#### Material for this exercise ####
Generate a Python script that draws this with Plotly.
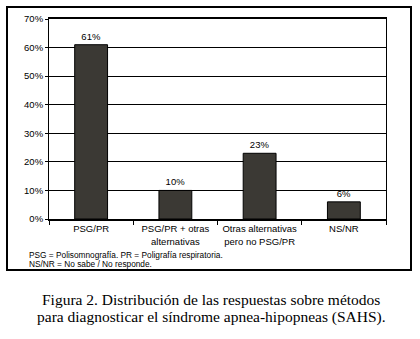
####
#### Material for this exercise ####
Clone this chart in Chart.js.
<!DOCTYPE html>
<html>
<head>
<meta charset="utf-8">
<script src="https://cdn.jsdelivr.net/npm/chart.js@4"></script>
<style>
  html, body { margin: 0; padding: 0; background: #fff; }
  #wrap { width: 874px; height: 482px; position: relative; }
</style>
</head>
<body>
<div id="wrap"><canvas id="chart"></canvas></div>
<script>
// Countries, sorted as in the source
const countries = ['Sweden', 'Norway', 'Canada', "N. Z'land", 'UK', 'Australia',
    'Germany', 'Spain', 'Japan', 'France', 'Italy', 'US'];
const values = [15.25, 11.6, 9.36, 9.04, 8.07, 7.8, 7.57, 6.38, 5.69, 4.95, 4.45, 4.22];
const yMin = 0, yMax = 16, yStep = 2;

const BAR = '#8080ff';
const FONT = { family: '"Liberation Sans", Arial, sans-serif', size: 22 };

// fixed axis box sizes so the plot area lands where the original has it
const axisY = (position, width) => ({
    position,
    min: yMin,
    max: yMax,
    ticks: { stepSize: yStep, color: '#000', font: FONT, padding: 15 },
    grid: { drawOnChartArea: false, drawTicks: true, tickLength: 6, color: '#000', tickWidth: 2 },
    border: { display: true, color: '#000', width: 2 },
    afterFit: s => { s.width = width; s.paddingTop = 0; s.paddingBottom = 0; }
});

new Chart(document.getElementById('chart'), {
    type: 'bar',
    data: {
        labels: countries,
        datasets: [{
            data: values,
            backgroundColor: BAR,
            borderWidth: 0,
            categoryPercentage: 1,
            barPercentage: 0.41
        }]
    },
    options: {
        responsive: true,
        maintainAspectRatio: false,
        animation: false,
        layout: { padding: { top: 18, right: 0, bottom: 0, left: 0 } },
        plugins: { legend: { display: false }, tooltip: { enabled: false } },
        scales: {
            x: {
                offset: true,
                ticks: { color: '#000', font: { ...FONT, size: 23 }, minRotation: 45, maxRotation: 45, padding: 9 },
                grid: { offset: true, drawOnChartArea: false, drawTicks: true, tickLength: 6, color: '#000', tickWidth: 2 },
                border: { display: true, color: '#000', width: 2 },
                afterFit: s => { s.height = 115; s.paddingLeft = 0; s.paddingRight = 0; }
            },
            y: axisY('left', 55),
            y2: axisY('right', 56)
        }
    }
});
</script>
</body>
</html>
####
**Your goal**
Reproduce exactly, and only, the lines from the one that contains "Clone this chart in Chart.js." down to the one that contains "sans-serif', size: 22", both ends included.

**Exercise solution**
Clone this chart in Chart.js.
<!DOCTYPE html>
<html>
<head>
<meta charset="utf-8">
<script src="https://cdn.jsdelivr.net/npm/chart.js@4"></script>
<style>
  html, body { margin: 0; padding: 0; background: #fff; }
  #wrap { width: 874px; height: 482px; position: relative; }
</style>
</head>
<body>
<div id="wrap"><canvas id="chart"></canvas></div>
<script>
// Countries, sorted as in the source
const countries = ['Sweden', 'Norway', 'Canada', "N. Z'land", 'UK', 'Australia',
    'Germany', 'Spain', 'Japan', 'France', 'Italy', 'US'];
const values = [15.25, 11.6, 9.36, 9.04, 8.07, 7.8, 7.57, 6.38, 5.69, 4.95, 4.45, 4.22];
const yMin = 0, yMax = 16, yStep = 2;

const BAR = '#8080ff';
const FONT = { family: '"Liberation Sans", Arial, sans-serif', size: 22 };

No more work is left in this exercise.